> Out of curiosity, what kind of functionality are you using task center
> for?
Mainly we just need a method of scheduling routine maintenance,
backups, runstats, etc.
> This isn't the answer you were looking for, but...it might be less
> time-consuming to just rewrite the tasks as simple scheduled software
> using bash, ksh, python, perl, ruby, or whatever.
We have Windows 2003 servers, so I think the only default scheduler is
the "AT" scheduler or "Scheduled Tasks" in Control Panel. We could use
these for some functions, but the Task Center has a lot nicer features.

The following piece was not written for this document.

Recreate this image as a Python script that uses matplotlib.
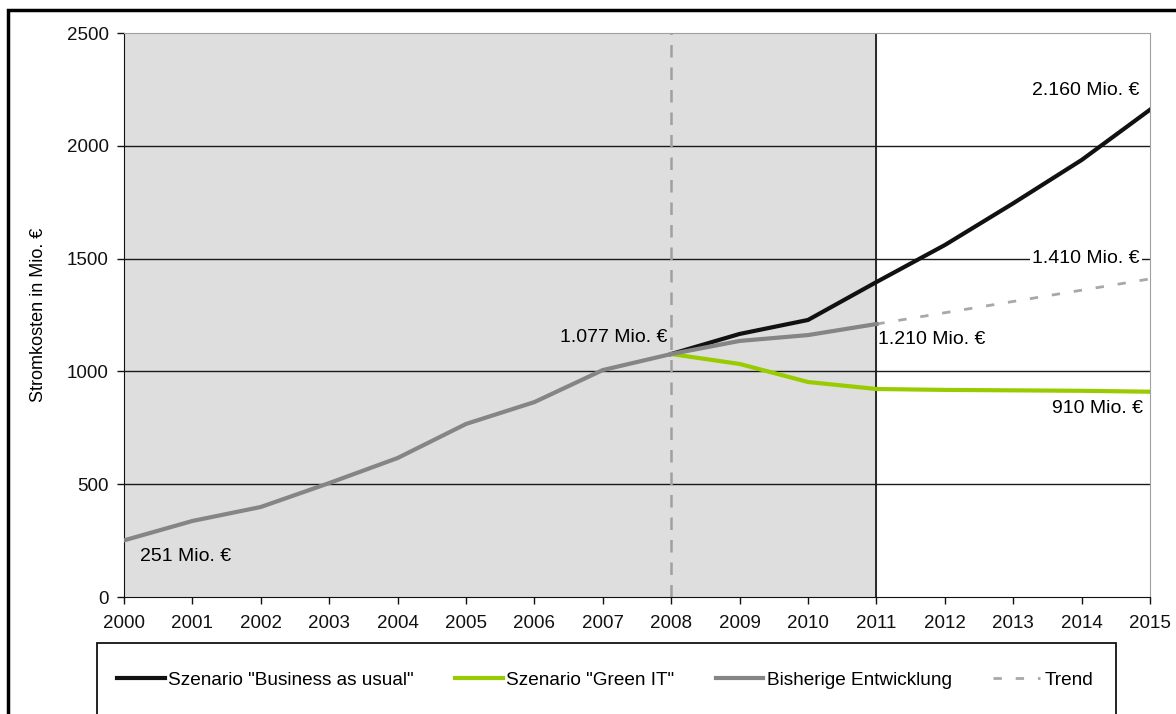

For one thing we can trigger follow up jobs and can run multiple
schedules for the same job. We could probably simulate the same thing
in those schedulers, but it might be just as much effort going that
route. It's kind of brutal setting things up in Task Center, but once
you get things set up it's pretty solid. If they only had the bulk
import and export functions it would be a fantastic product (in my
opinion).
Buck Nuggets - 08 Feb 2005 15:57 GMT
> For one thing we can trigger follow up jobs and can run multiple
schedules for the same job. We could probably simulate the same thing
> in those schedulers, but it might be just as much effort going that
route.
Right - for simple schedulers like cron or whatever windows uses, you
end up putting more logic into the actual script to work around
dependencies than if you were using something like a mainframe
scheduler, or it sounds like task center. I think you can run cron on
windows via cygwin, but it won't support triggers or dependencies.
> If they only had the bulk import and export functions it would be a
fantastic product (in my opinion).
Yeah, I once inherited a data warehouse with 800 source systems (!)
running sql server using DTS (the sql server etl tool). And then
discovered how difficult it was to promote etl packages from dev to
test to prod - since they were all stored in the database. The prior
operation had an entire team retyping them by hand and retesting them
in production. We yanked all that stuff out and replaced it with a
simple custom etl application and our maintenance dropped from
horrifying to almost nothing overnight. I just recently saw a lengthy
sql server magazine article on tips for moving packages from one server
to another - so it appears that they still haven't really figured it
out.
I wonder what's going to be in db2 8.3?